The extension of the Giving Pledge by signatories beyond the United States in January prompted a renewed interest in the giving habits of wealthy donors. Previously, one of our trustees at the Institute for Philanthropy, Buzz Schmidt, considered whether donors give more effectively by deploying their philanthropic assets within a fixed timeframe, as opposed to maintaining them in perpetuity. The Giving Pledge, with its emphasis on giving away wealth during a philanthropist’s lifetime, seemed to us an opportune moment to revisit this topic.

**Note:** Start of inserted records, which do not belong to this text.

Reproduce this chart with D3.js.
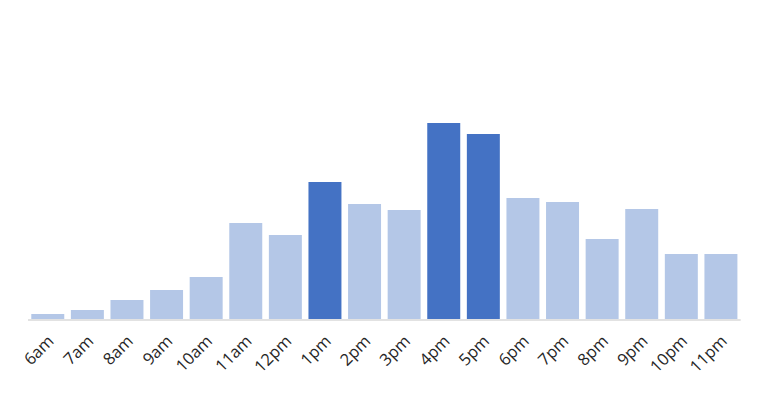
<!DOCTYPE html>
<html><head><meta charset="utf-8">
<script src="https://cdn.jsdelivr.net/npm/d3@7"></script>
<style>body{margin:0;background:#fff;} text{font-family:"Open Sans","Noto Sans",sans-serif;}</style>
</head><body>
<svg id="chart" width="765" height="395"></svg>
<script>
const categories = ["6am","7am","8am","9am","10am","11am","12pm","1pm","2pm","3pm","4pm","5pm","6pm","7pm","8pm","9pm","10pm","11pm"];
const values = [5,9,19,29,42,96,84,137,115,109,196,185,121,117,80,110,65,65];
const highlighted = ["1pm","4pm","5pm"];

const svg = d3.select("#chart");
const x = d3.scaleBand().domain(categories).range([28, 740.7]).paddingInner(0.167).paddingOuter(0.083);
const y = d3.scaleLinear().domain([0, 299]).range([319, 20]);

svg.selectAll("rect.bar").data(categories).enter().append("rect")
  .attr("class","bar")
  .attr("x", d => x(d))
  .attr("width", x.bandwidth())
  .attr("y", (d,i) => y(values[i]))
  .attr("height", (d,i) => y(0) - y(values[i]))
  .attr("fill", d => highlighted.includes(d) ? "#4472c4" : "#b4c7e7");

svg.append("line").attr("x1",28).attr("x2",740.7).attr("y1",320).attr("y2",320)
  .attr("stroke","#d9d9d9").attr("stroke-width",1.5);

const xAxis = d3.axisBottom(x).tickSize(0).tickPadding(0);
const g = svg.append("g").attr("transform","translate(0,320)").call(xAxis);
g.select(".domain").remove();
g.selectAll("text")
  .attr("font-size","16.5px").attr("fill","#262626")
  .attr("text-anchor","end")
  .attr("y",0).attr("dy","0.35em")
  .attr("transform", "translate(3,18) rotate(-45)");
</script>
</body></html>
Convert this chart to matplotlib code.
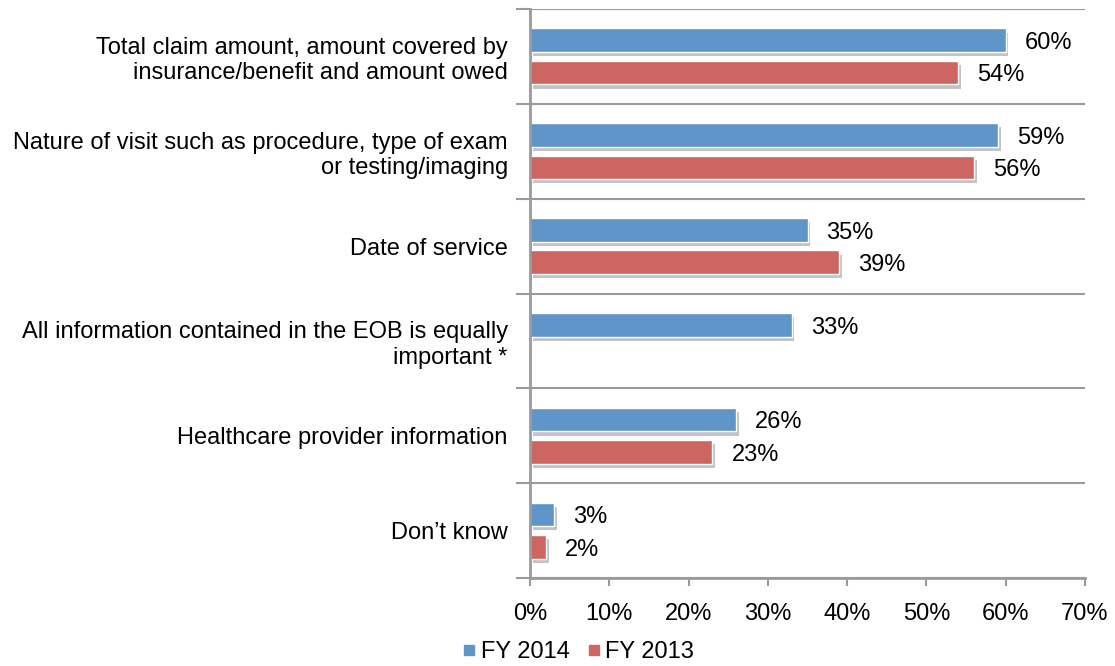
import matplotlib
matplotlib.use("Agg")
import matplotlib.pyplot as plt
import matplotlib.patheffects as pe
from matplotlib.lines import Line2D
import numpy as np

categories = [
    "Total claim amount, amount covered by\ninsurance/benefit and amount owed",
    "Nature of visit such as procedure, type of exam\nor testing/imaging",
    "Date of service",
    "All information contained in the EOB is equally\nimportant *",
    "Healthcare provider information",
    "Don\u2019t know",
]
fy2014 = [60, 59, 35, 33, 26, 3]
fy2013 = [54, 56, 39, None, 23, 2]
series_names = ["FY 2014", "FY 2013"]
xticks = [0, 10, 20, 30, 40, 50, 60, 70]

blue = "#5F95C9"
red = "#CD6661"
gray = "#9A9A9A"

plt.rcParams['font.family'] = ['Liberation Sans', 'DejaVu Sans']
fs = 17

fig = plt.figure(figsize=(11.15, 6.66), dpi=100)
ax = fig.add_axes([530/1115, 1-578/666, 555/1115, (578-9)/666])

n = len(categories)
y = np.arange(n)
h = 0.25
off = 0.17
shadow = [pe.SimplePatchShadow(offset=(2, -3), shadow_rgbFace='#888888', alpha=0.5), pe.Normal()]

for i in range(n):
    for vals, col, sign in ((fy2014, blue, -1), (fy2013, red, 1)):
        v = vals[i]
        if v is None:
            continue
        yc = y[i] + sign * off
        b = ax.barh(yc, v, height=h, color=col, edgecolor='white', linewidth=1.0)
        b[0].set_path_effects(shadow)
        ax.text(v + 2.4, yc + 0.03, f"{v}%", va='center', ha='left', fontsize=fs, color='black')

ax.set_xlim(0, 70)
ax.set_ylim(n - 0.5, -0.5)
ax.set_xticks(xticks)
ax.set_xticklabels([f"{t}%" for t in xticks], fontsize=fs)
ax.set_yticks(np.arange(n + 1) - 0.5, minor=False)
ax.set_yticklabels([])
ax.set_yticks(y, minor=True)
ax.set_yticklabels(categories, minor=True, fontsize=fs, linespacing=1.2)
ax.tick_params(axis='y', which='minor', length=0, pad=16)
ax.tick_params(axis='y', which='major', length=10, color=gray, width=1.5)
ax.tick_params(axis='x', length=6, color=gray, width=1.5, pad=12)
for lab in ax.get_yticklabels(minor=True):
    lab.set_horizontalalignment('right')
ax.grid(axis='y', which='major', color=gray, linewidth=1.5)
ax.set_axisbelow(True)
for s in ['top', 'right']:
    ax.spines[s].set_visible(False)
for s in ['left', 'bottom']:
    ax.spines[s].set_color(gray)
    ax.spines[s].set_linewidth(2)

handles = [Line2D([], [], marker='s', linestyle='none', markersize=7.5, color=blue),
           Line2D([], [], marker='s', linestyle='none', markersize=7.5, color=red)]
fig.legend(handles, series_names, loc='center', bbox_to_anchor=(577/1115, 14/666), ncol=2,
           frameon=False, fontsize=fs, handletextpad=0.1, columnspacing=0.6, handlelength=0.8)

fig.savefig("out.png", dpi=100)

In compiling our new paper, “Giving Behavior of 22 Wealthy Donors,” we put a series of questions to 22 donors in our own global network (none are signatories of the Giving Pledge). They average an annual philanthropic spend of $2.1 million, from personal wealth or endowments averaging $79 million. Half of them decided to give away up to 25 percent of their wealth to charity. Leading causes supported—both in their own geographies (including the UK, the US, Brazil, Lebanon, Mexico, and Canada) and cross-border—were unsurprising: education, children and youth, community re-generation, and the environment, plus information and communication technology for development.
Four strategic trends among these donors emerged from the report:
- None gave money to the arts. Instead, these donors give to social issues they view as more pressing, often ones abroad. One donor said, “I generally believe in addressing the needs of the underserved poor in the neediest parts of the world … not the arts or environmental needs so popular among donors here at home, as much as I love [symphony, opera, and ballet] personally.”
- Proactivity and personal engagement beat bureaucracy. Donors expressed the fear that, without the impetus of spending an endowment within an agreed timeframe, foundations are in danger of becoming excessively bureaucratic. One donor remarked, “I strongly believe that philanthropy can be more effective when driven by the wishes and strategy of a living donor. Long-lasting philanthropic institutions can become sclerotic and bureaucratic—not always, but often.”
- Empowerment of others through risk-taking. Donors are open to providing seed capital for initiatives, as opposed to waiting for a later, and safer, entry point. Conscious of the multiplier effect, they are keen to support individuals working in non-traditional areas, as well as funding established projects through NGOs.
- Partnership and collaboration between stakeholders is essential. One donor made this especially clear: “Partnership: The more that we (civil society, philanthropists, NGOs, and activists) can work together toward a cause, the faster we can move the needle. [There’s a need for] engagement—not only personal engagement, but also moral and legal and financial engagement. [We should] empower the organization so that they do the best they can to move the needle, help the executive team to excel in their strategy and operations so that they can achieve their mission and reach goals they have set with their trustees (and other constituencies).”
Arguably the greatest intergenerational wealth transfer is about to take place. In light of this, nonprofits should feel heartened that philanthropists recognize the need for effective investment now. While the focus remains on efficacy and urgency, our research shows that these donors prioritize engagement at a personal level; they aren’t adopting a purely technical value-for-money approach to impact. The social sector can gain even more if nonprofits take on a greater role in encouraging and helping donors work together.